The Harvard history professor believes Americans are naïve about the nature of rebellion and notes (rightly) that most end in carnage and tyranny. Comparing the upheavals in Libya, Egypt and elsewhere to our own revolution is a fool’s errand, in Ferguson’s view.
Ferguson writes:
“The people who made the American Revolution were, by 18th-century standards, exceptionally well-off and well-educated. People in Libya today are closer to the sans-culottes of the Paris back streets, the lumpenproletariat of the Petrograd slums, or the illiterate peasants who flocked to Mao’s standard. And that is why the likelihood of large-scale and protracted violence is so much greater in the Arab world today than it ever was in North America in the 1770s. Poor, ill-educated young men. Around 40 million of them. […] The far more likely outcome—as in past revolutions—is that power will pass to the best organized, most radical, and most ruthless elements in the revolution, which in this case means Islamists like the Muslim Brotherhood.”Professor Ferguson’s points are worth mulling seriously. Yet, he sees only darkness where there remains the possibility of light. I am not as pessimistic as he. History does not repeat itself precisely. Ferguson underestimates Arab fatigue with autocracy (be it secular or theocratic) and overestimates the power of radicals. It’s a new day. Tellingly, he fails to mention that the most radicalized Islamist group of them all – Al Qaeda – has been totally sidelined in Tunisia, Egypt, Libya and elsewhere. That fact alone is a game-changing development. The question now is whether the Obama White House can fashion a coherent grand strategy to exploit this potential opening in Arabia. That will require fresh thinking, bold action and, with all due respect to Hillary Clinton, a new secretary of state.
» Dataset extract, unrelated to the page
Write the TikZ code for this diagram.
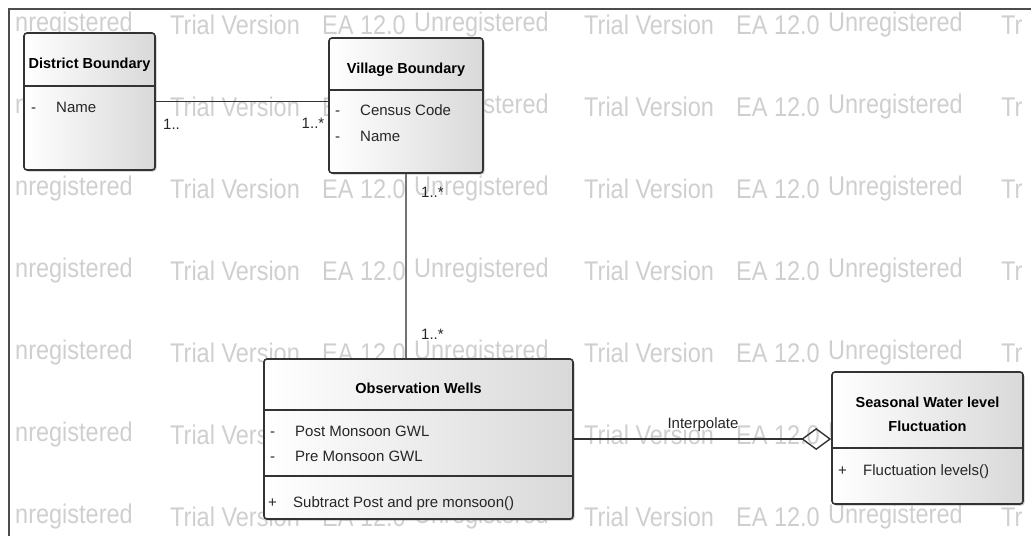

Obama, with his focus on domestic affairs, and Clinton, with her evident inability to think strategically, can be fairly criticized (as Ferguson does) for allowing the remnants of Cold War orthodoxy drive foreign policymaking in the Middle East. The status quo – propping up autocratic regimes for the illusion of stability – is no longer tenable. If we’re wily enough, there remains an historic opportunity to soften the landing of the revolts. Ferguson’s darker scenarios are not inevitable. But it’s going to require Obama getting his best international chess game on. Now's the time to start earning that Nobel Peace Prize the world awarded you, Mr. President.